Partout dans le monde, la classe ouvrière est confrontée à la réalité d’une élite dirigeante minuscule et irresponsable qui dilapide de vastes ressources sociales essentielles au bien-être et même à la survie de la population. Imperméable aux demandes de changement, elle est obsédée par la poursuite du militarisme et de sa propre richesse obscène. Cela est vrai à la fois dans les anciens pays coloniaux comme le Maroc et dans les « démocraties » impérialistes comme la France, où la police anti-émeute a brutalement réprimé ce printemps les manifestations de masse contre les coupes dans les retraites de Macron, qui sont extrêmement impopulaires.

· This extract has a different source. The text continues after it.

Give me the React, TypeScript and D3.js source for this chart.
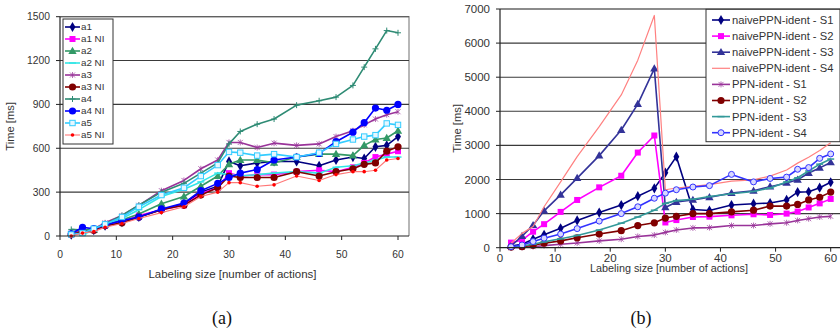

La voie à suivre pour la classe ouvrière est de prendre le contrôle des ressources essentielles de l’industrie et du commerce mondiaux en les arrachant des mains de la bourgeoisie et de les utiliser pour répondre aux besoins sociaux de base, y compris la sécurité en cas de tremblement de terre. Alors que la colère éclate en Europe et en Afrique – où des masses de travailleurs et de jeunes exigent que les troupes françaises quittent des pays comme le Niger, le Mali et le Burkina Faso – les conditions objectives d’une telle lutte émergent. Elle nécessite l’unification des travailleurs en Afrique, en Europe et au niveau international dans une lutte contre le capitalisme et pour le socialisme.